The two agencies were stockholder-owned but received an enormously valuable subsidy from the federal government in the form of an implicit guarantee of their liabilities. The quid pro quo was their active participation in programs to help low-income and minority households to become homeowners. In 1992, Congress authorized the Department of Housing and Urban Develolpment (HUD) to set annual quotas for agency purchases of "affordable loans," expressed as a percentage of their total purchases. Initially 30 percent, these quotas rose over time, through both the Clinton and Bush administrations, reaching 55 percent in 2007.
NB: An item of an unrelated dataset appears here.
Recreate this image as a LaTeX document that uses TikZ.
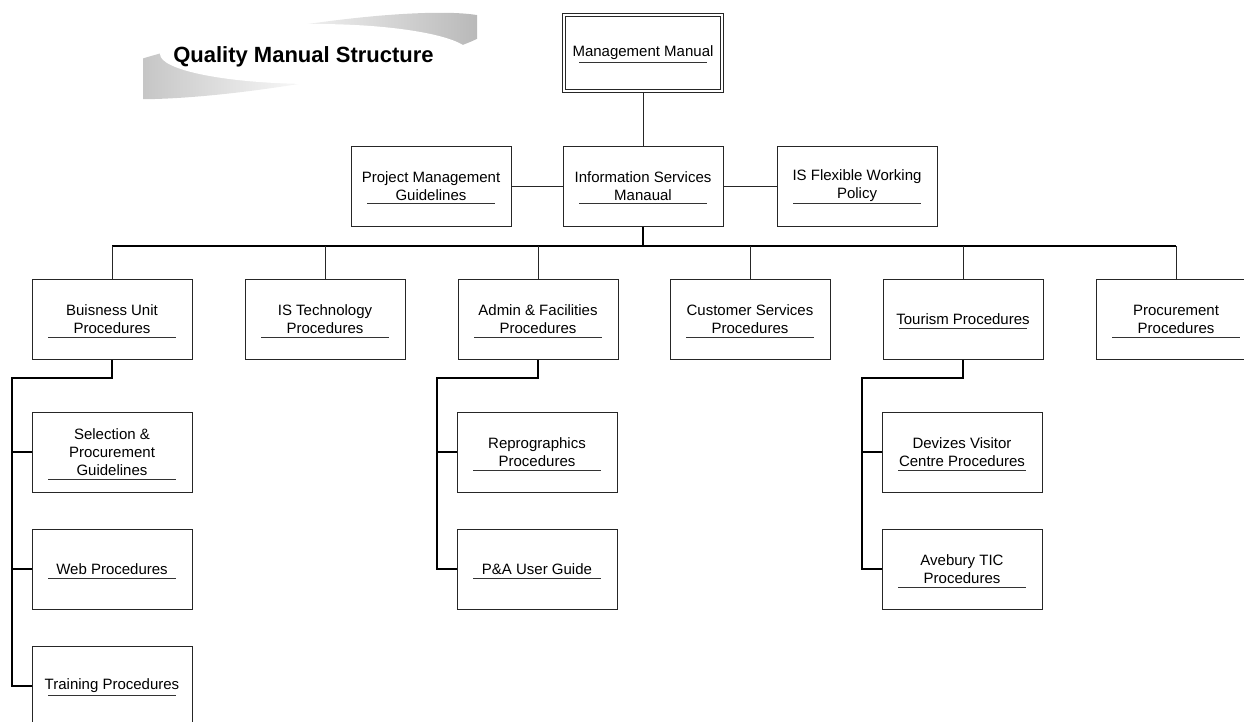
\documentclass[tikz,border=0pt]{standalone}
\usepackage{fontspec}
\setmainfont{Liberation Sans}
\usetikzlibrary{calc,backgrounds}
\newcommand\ulfor[2]{\draw[ul] ($(#1.center)+(-64,#2)$) -- ($(#1.center)+(64,#2)$);}
\begin{document}
\begin{tikzpicture}[x=1pt,y=-1pt,
  box/.style={draw=black!85, fill=white, line width=0.9pt, minimum width=160pt, minimum height=80pt, inner sep=0pt, align=center, font=\fontsize{15}{18}\selectfont, text=black},
  ul/.style={draw=black!80, line width=0.9pt},
  conn/.style={draw=black!85, line width=0.9pt},
  trunk/.style={draw=black, line width=1.8pt},
  branch/.style={draw=black, line width=1.3pt},
]
\useasboundingbox (0,0) rectangle (1244,722);

% title swoosh
\begin{scope}
\clip (143,0) rectangle (477,110);
\shade[left color=gray!60, right color=gray!60, middle color=gray!8, rotate around={9:(290,56)}] (290,56) ellipse [x radius=207, y radius=29];
\fill[white] (315,54) ellipse [x radius=155, y radius=30];
\end{scope}
\node[font=\bfseries\fontsize{22}{26}\selectfont, anchor=base] (title) at (303.5,63) {Quality Manual Structure};

% nodes
\node[box, minimum width=158pt, minimum height=76pt, double, double distance=2.1pt] (mm) at (643,53) {Management Manual};
\node[box] (pm) at (431,186) {Project Management\\Guidelines};
\node[box] (ism) at (643,186) {Information Services\\Manaual};
\node[box] (isf) at (857,186) {IS Flexible Working\\Policy};

\node[box] (bu) at (112,319) {Buisness Unit\\Procedures};
\node[box] (ist) at (325,319) {IS Technology\\Procedures};
\node[box] (af) at (538,319) {Admin \& Facilities\\Procedures};
\node[box] (cs) at (750,319) {Customer Services\\Procedures};
\node[box] (tr) at (963,319) {Tourism Procedures};
\node[box] (pr) at (1176,319) {Procurement\\Procedures};

\node[box] (sel) at (112,452) {Selection \&\\Procurement\\Guidelines};
\node[box] (web) at (112,569) {Web Procedures};
\node[box] (trn) at (112,686) {Training Procedures};
\node[box] (rep) at (537,452) {Reprographics\\Procedures};
\node[box] (pa) at (537,569) {P\&A User Guide};
\node[box] (dev) at (962,452) {Devizes Visitor\\Centre Procedures};
\node[box] (ave) at (962,569) {Avebury TIC\\Procedures};

% underlines
\ulfor{mm}{9}
\ulfor{pm}{17}\ulfor{ism}{17}\ulfor{isf}{17}
\ulfor{bu}{18}\ulfor{ist}{18}\ulfor{af}{18}\ulfor{cs}{18}\ulfor{tr}{9}\ulfor{pr}{18}
\ulfor{sel}{27}\ulfor{web}{9}\ulfor{trn}{9}
\ulfor{rep}{18}\ulfor{pa}{9}
\ulfor{dev}{18}\ulfor{ave}{18}

% coordinates
\coordinate (busL) at (112,246);
\coordinate (busR) at (1176,246);
\coordinate (j1) at (12,378);
\coordinate (j2) at (437,378);
\coordinate (j3) at (862,378);

\begin{scope}[on background layer]
\draw[conn] (mm.south) -- (ism.north);
\draw[conn] (pm.east) -- (ism.west);
\draw[conn] (ism.east) -- (isf.west);
\draw[trunk] (ism.south) -- (ism.south |- busL);
\draw[trunk] (busL) -- (busR);
\foreach \n in {bu,ist,af,cs,tr,pr} \draw[conn] (\n.north |- busL) -- (\n.north);

\draw[branch] (bu.south) -- (bu.south |- j1) -- (j1) -- (j1 |- trn.west) -- (trn.west);
\draw[branch] (j1 |- sel.west) -- (sel.west);
\draw[branch] (j1 |- web.west) -- (web.west);

\draw[branch] (af.south) -- (af.south |- j2) -- (j2) -- (j2 |- pa.west) -- (pa.west);
\draw[branch] (j2 |- rep.west) -- (rep.west);

\draw[branch] (tr.south) -- (tr.south |- j3) -- (j3) -- (j3 |- ave.west) -- (ave.west);
\draw[branch] (j3 |- dev.west) -- (dev.west);
\end{scope}
\end{tikzpicture}
\end{document}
Acquisitions of non-prime mortgages by the agencies increased rapidly beginning in 2004 and peaked in 2007 with the onset of the crisis. Wallison estimates their holdings in 2008 at $1.5 trillion, This total included purchases of private securities in the market, which HUD allowed the agencies to count toward their quotas of affordable loans. The horrendous default rates and losses on these loans sealed the fate of the agencies, which in 2008 were placed in a government-administered conservatorship.
Historically, most economists were skeptical or hostile to Fannie Mae and Freddie Mac. Usually the reason was that only about half of the taxpayer-funded subsidy provided to the agencies was realized as a benefit by borrowers. We now see that that was the least of it. The more compelling argument against the mixed private/public model is that it corrupted the political process and destabilized the system. Not having any equivalent is one important reason why Denmark has weathered the crisis much better than the U.S.